[start]

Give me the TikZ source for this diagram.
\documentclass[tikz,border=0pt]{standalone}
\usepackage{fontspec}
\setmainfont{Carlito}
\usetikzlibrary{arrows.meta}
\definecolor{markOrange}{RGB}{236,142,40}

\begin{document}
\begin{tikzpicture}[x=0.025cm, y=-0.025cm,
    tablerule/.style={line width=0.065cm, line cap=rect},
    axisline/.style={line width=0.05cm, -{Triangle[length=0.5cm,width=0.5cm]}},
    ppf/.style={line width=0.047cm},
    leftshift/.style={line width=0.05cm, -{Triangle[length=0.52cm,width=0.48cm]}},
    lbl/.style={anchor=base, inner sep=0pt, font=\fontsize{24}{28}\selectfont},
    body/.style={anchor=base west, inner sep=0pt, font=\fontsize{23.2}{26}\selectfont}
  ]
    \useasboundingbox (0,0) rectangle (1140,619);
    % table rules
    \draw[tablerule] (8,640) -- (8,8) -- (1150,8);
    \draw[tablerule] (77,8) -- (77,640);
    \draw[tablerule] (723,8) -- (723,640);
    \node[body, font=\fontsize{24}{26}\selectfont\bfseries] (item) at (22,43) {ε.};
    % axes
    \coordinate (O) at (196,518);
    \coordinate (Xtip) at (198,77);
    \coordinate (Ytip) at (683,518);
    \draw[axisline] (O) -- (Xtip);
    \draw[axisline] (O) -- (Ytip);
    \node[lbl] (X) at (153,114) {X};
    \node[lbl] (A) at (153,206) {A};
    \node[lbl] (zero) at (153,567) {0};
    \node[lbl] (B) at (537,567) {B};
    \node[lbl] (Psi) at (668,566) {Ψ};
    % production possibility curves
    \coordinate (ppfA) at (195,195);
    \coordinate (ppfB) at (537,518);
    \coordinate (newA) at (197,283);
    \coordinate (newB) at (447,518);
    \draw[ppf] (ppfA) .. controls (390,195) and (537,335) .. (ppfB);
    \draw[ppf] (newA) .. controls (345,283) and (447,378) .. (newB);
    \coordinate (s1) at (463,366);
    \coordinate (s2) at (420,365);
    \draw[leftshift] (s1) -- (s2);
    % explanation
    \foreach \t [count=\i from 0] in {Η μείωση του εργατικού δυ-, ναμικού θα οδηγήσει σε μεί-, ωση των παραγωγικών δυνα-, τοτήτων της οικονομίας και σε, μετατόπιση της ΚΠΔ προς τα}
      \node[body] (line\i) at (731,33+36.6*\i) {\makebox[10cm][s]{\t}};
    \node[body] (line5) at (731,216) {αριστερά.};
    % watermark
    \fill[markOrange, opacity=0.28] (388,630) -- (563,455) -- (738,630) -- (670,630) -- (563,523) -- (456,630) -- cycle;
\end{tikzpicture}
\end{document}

[end]
[start]

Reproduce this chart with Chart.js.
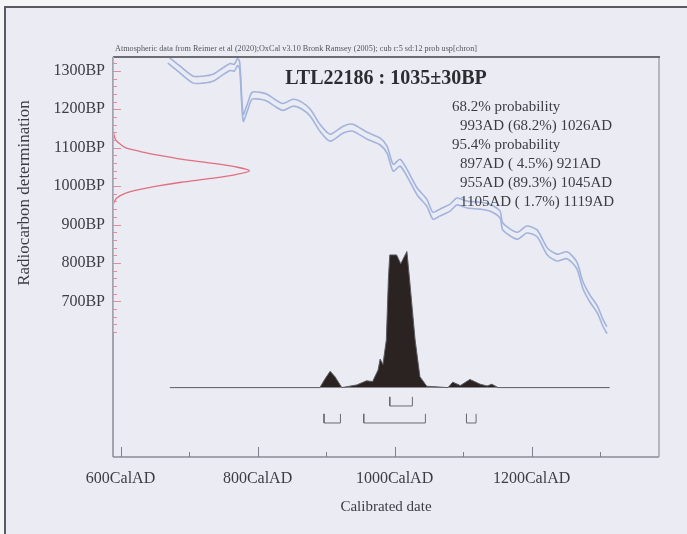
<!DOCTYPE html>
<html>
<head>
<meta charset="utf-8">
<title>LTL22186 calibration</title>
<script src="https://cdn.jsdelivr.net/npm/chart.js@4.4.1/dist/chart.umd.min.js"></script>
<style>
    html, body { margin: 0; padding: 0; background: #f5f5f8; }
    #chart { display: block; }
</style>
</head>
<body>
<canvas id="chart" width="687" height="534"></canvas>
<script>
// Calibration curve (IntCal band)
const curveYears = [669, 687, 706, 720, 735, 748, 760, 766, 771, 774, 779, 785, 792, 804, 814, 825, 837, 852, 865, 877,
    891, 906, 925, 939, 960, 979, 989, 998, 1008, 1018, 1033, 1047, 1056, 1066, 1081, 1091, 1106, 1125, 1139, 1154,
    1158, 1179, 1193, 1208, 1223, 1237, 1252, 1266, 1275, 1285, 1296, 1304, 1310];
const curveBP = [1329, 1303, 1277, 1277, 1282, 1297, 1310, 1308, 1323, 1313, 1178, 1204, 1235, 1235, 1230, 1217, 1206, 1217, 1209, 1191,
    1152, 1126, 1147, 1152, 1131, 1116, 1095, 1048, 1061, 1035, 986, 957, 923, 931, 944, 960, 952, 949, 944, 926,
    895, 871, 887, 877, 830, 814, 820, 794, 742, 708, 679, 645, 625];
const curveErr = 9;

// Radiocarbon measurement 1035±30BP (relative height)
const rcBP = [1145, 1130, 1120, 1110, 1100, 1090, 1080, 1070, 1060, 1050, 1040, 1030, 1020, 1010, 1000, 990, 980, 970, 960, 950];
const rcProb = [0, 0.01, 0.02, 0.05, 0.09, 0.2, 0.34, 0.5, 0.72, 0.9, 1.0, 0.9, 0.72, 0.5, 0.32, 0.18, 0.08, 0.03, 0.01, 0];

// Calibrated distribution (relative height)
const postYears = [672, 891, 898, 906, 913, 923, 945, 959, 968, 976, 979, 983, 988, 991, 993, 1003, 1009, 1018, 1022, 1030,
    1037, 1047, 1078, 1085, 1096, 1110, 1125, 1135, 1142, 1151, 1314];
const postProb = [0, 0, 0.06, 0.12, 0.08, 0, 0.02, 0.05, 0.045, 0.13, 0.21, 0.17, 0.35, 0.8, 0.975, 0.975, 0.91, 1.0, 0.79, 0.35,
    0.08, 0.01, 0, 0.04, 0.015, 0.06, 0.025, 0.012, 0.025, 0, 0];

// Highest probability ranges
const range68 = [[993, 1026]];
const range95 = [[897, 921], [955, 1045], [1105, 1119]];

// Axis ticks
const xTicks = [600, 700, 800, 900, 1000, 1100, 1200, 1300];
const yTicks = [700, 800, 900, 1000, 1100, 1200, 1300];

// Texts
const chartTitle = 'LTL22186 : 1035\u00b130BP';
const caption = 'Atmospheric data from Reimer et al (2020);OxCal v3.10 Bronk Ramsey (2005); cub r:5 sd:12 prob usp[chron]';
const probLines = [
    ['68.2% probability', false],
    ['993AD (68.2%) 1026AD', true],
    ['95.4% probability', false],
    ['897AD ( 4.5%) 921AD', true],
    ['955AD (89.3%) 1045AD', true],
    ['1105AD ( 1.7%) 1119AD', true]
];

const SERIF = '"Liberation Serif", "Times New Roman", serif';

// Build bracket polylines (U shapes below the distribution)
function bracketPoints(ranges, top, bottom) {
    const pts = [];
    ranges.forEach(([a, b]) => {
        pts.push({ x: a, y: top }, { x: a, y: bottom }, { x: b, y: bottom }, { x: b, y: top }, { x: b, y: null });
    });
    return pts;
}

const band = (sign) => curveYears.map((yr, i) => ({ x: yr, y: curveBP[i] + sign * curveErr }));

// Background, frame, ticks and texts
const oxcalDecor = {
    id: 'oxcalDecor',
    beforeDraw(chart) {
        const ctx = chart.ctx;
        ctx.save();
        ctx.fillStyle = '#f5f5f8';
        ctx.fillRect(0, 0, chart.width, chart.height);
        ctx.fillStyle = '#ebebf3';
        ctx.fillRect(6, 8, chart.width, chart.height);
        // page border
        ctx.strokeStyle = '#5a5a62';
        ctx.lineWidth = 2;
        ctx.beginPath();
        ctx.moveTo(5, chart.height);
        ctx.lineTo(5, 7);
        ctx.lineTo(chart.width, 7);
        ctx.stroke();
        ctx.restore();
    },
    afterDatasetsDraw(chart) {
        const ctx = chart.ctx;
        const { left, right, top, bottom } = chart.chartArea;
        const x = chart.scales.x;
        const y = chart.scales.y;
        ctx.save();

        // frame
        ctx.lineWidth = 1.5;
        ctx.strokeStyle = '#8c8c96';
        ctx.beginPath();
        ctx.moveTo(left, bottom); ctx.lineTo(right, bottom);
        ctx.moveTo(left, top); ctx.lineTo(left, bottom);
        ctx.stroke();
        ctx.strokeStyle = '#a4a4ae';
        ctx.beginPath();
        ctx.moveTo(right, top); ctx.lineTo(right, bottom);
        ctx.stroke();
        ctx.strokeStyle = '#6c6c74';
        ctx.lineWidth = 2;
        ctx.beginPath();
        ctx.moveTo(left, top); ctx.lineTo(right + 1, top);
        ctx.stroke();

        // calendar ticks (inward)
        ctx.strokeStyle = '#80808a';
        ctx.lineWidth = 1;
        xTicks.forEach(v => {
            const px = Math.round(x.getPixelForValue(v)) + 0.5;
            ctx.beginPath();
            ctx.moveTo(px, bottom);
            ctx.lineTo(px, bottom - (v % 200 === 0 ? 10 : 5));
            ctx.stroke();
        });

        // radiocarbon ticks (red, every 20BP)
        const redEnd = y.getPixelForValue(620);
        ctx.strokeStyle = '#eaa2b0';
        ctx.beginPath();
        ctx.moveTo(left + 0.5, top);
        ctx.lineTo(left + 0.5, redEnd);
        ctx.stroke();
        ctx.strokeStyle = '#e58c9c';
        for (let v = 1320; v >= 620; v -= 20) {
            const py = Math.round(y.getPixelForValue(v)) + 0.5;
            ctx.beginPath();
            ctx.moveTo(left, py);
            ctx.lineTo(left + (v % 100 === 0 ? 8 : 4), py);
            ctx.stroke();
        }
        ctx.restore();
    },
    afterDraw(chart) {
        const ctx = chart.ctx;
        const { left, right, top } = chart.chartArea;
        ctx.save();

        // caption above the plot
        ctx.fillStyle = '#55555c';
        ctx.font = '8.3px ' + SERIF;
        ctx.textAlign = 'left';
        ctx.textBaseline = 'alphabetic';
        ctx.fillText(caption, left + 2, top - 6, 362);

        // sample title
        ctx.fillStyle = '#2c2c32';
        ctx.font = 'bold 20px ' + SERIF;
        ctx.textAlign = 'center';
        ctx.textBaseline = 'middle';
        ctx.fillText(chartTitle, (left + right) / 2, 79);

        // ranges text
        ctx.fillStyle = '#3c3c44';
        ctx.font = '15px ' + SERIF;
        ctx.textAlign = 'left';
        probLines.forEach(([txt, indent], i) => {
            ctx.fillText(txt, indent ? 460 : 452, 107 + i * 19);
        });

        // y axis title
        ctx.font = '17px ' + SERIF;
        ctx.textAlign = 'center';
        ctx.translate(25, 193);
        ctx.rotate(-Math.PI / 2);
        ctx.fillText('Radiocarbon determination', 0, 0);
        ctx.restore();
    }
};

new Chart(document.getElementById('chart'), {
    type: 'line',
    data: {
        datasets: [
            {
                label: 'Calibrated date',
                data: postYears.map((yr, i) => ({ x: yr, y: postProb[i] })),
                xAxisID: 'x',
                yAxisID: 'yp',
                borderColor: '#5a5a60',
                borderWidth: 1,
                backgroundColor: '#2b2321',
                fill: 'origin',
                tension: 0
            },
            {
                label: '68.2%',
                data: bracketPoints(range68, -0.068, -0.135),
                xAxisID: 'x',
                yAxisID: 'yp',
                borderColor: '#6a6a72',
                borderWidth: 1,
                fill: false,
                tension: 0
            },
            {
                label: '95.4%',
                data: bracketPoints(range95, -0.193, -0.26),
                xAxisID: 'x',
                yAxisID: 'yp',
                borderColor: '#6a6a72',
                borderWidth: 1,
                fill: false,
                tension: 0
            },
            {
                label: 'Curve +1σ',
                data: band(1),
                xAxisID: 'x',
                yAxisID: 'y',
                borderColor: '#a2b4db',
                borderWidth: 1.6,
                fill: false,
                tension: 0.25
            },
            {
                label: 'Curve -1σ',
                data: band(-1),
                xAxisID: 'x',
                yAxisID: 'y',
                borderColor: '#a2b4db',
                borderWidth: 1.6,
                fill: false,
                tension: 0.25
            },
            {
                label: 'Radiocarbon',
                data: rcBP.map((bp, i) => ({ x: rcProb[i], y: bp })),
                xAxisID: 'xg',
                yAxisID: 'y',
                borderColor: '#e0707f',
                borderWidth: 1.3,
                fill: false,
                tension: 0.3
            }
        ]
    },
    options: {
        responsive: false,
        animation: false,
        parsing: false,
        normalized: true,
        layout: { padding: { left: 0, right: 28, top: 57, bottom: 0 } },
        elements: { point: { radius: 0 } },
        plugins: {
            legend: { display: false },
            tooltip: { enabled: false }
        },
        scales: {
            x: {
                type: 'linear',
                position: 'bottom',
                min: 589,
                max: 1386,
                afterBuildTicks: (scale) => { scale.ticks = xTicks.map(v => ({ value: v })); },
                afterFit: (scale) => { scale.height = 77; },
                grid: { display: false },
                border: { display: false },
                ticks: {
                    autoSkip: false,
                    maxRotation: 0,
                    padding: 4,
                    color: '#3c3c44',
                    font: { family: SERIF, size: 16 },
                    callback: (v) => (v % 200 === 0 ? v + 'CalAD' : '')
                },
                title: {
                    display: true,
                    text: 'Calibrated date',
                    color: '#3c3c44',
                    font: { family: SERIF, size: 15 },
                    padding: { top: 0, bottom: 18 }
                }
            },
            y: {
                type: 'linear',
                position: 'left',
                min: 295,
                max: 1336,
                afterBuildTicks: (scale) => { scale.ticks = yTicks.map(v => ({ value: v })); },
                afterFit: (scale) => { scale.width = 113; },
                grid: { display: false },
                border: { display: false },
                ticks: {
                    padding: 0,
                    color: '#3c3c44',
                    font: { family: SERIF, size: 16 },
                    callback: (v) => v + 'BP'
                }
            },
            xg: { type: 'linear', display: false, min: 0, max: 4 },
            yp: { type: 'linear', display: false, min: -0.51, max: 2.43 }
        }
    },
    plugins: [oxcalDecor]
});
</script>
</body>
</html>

[end]
[start]

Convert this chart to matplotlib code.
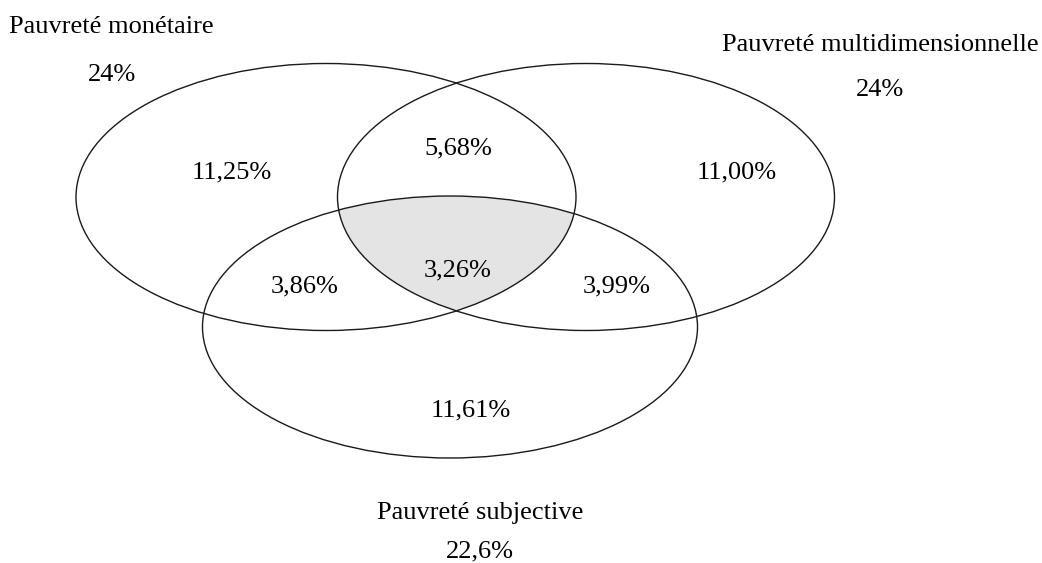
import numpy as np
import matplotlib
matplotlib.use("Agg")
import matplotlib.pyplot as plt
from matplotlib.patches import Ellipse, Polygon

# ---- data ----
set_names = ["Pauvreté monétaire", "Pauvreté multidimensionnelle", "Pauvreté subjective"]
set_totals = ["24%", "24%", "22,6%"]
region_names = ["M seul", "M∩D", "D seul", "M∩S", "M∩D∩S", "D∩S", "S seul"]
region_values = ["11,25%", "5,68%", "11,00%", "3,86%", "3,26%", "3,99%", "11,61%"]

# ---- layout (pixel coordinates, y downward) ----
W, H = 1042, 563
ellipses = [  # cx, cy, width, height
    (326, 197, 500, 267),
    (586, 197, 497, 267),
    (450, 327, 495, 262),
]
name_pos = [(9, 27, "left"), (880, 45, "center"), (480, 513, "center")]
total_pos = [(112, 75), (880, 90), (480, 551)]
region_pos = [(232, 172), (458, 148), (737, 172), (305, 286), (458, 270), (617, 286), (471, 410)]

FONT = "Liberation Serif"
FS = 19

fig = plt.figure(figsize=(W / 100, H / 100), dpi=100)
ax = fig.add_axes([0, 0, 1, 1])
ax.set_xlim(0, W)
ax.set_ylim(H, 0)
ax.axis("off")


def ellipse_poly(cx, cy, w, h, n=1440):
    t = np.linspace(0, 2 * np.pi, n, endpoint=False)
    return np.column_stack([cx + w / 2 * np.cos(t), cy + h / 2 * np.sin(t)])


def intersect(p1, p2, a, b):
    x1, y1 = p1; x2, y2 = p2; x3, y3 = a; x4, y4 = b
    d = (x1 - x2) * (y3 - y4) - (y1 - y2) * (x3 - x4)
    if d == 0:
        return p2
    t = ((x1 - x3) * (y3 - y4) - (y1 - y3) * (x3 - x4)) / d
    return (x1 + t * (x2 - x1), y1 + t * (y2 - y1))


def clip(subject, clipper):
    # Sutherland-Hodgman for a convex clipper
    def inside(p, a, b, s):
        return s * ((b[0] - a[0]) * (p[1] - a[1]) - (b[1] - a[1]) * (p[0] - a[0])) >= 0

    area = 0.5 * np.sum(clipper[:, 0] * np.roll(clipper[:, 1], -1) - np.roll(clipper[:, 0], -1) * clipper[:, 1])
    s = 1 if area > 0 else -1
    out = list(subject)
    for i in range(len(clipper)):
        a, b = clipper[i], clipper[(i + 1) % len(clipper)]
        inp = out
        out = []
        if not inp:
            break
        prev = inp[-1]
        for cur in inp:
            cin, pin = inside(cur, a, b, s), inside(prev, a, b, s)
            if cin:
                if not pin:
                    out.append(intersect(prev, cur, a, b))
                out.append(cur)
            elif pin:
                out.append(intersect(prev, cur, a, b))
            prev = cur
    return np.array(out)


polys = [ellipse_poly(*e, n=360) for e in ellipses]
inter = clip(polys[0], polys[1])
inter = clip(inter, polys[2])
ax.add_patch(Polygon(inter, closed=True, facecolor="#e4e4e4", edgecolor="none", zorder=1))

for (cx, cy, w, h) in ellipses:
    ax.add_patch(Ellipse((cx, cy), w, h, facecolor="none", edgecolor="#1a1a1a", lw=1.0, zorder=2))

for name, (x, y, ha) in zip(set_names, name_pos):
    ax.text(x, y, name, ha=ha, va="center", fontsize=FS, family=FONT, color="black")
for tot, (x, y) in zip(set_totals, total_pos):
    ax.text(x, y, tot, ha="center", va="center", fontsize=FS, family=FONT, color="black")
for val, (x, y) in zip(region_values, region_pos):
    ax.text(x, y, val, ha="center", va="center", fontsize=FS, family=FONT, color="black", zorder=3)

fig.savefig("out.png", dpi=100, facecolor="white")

[end]

[Your goal] Without the pictures, write out exactly the lines from the one that has "Reproduce this chart with Chart.js." down to the one that has "const curveErr = 9;", both included.

[Completed exercise]
Reproduce this chart with Chart.js.
<!DOCTYPE html>
<html>
<head>
<meta charset="utf-8">
<title>LTL22186 calibration</title>
<script src="https://cdn.jsdelivr.net/npm/chart.js@4.4.1/dist/chart.umd.min.js"></script>
<style>
    html, body { margin: 0; padding: 0; background: #f5f5f8; }
    #chart { display: block; }
</style>
</head>
<body>
<canvas id="chart" width="687" height="534"></canvas>
<script>
// Calibration curve (IntCal band)
const curveYears = [669, 687, 706, 720, 735, 748, 760, 766, 771, 774, 779, 785, 792, 804, 814, 825, 837, 852, 865, 877,
    891, 906, 925, 939, 960, 979, 989, 998, 1008, 1018, 1033, 1047, 1056, 1066, 1081, 1091, 1106, 1125, 1139, 1154,
    1158, 1179, 1193, 1208, 1223, 1237, 1252, 1266, 1275, 1285, 1296, 1304, 1310];
const curveBP = [1329, 1303, 1277, 1277, 1282, 1297, 1310, 1308, 1323, 1313, 1178, 1204, 1235, 1235, 1230, 1217, 1206, 1217, 1209, 1191,
    1152, 1126, 1147, 1152, 1131, 1116, 1095, 1048, 1061, 1035, 986, 957, 923, 931, 944, 960, 952, 949, 944, 926,
    895, 871, 887, 877, 830, 814, 820, 794, 742, 708, 679, 645, 625];
const curveErr = 9;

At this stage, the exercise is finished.